I have always admired the man for the fact that, retired and of a respectable age, he had come to Cuba to learn Spanish. He thanked me kindly for recommending “Jardín” a novel by Dulce Maria Loynaz, as a real course for anyone wanting to learn our language. Before going to the restaurant, I gave him a history book on the Spanish-American war to which, I believe the Cuban, war should always be appended.
I chose a restaurant inside the famous fortress of La Cabaña, a place with lots of history. Sexton came fully prepared to pay for the best without asking the price. He was a simple man, not at all mean, incapable of an arrogant gesture. He liked the atmosphere, away from the bustle of Havana, where we could talk quietly without being propositioned by someone wanting to sell you something or other.
Being his birthday celebration, we drank a few toasts which, ultimately, requires a visit to the toilet or the bathroom as we say in Cuba. I went first, thinking how I had not seen the usual doors in the interior of the restaurant with their internationally known logos. I walked about a hundred meters along historic hallways, only to find some public toilets but they were closed off with bars and padlocks.

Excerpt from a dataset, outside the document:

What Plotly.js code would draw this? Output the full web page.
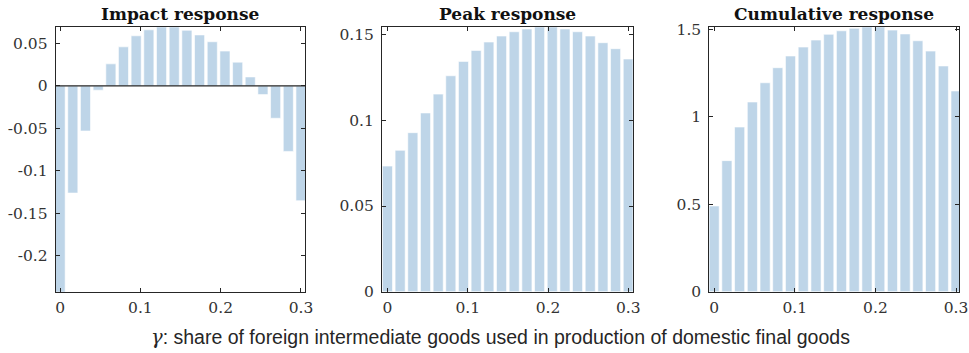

Looking for another solution, one of the night watchmen showed me the perfect outlet: an interior courtyard with a – at that moment – beautifully moonlit garden with leafy trees in abundance, enough to camouflage anyone having a pee.
I returned to the table making my excuses for the delay, after the shrimp and the excellent lobster praised by James, until my friend raised the inevitable question: “Where is the bathroom, because I don’t see one inside? ”
“Well Mr. Sexton, just remember that we are in a fancy Havana restaurant where you have the opportunity of experiencing a romantic Cuban toilet, sanitary and very special.” And off we went. The waiter did not bat an eyelid. There is no way of escaping without paying from La Cabana, and anyway we looked pretty alright.
We returned by taxi, James Sexton obviously happy the way the night had gone and me too. He took his leave without further personal revelation. I don’t know if he is still with us but I truly hope so. I admire his boundless joy for life and his determination to get acquainted with Spanish culture at an age well beyond the average of most of the inhabitants of our planet.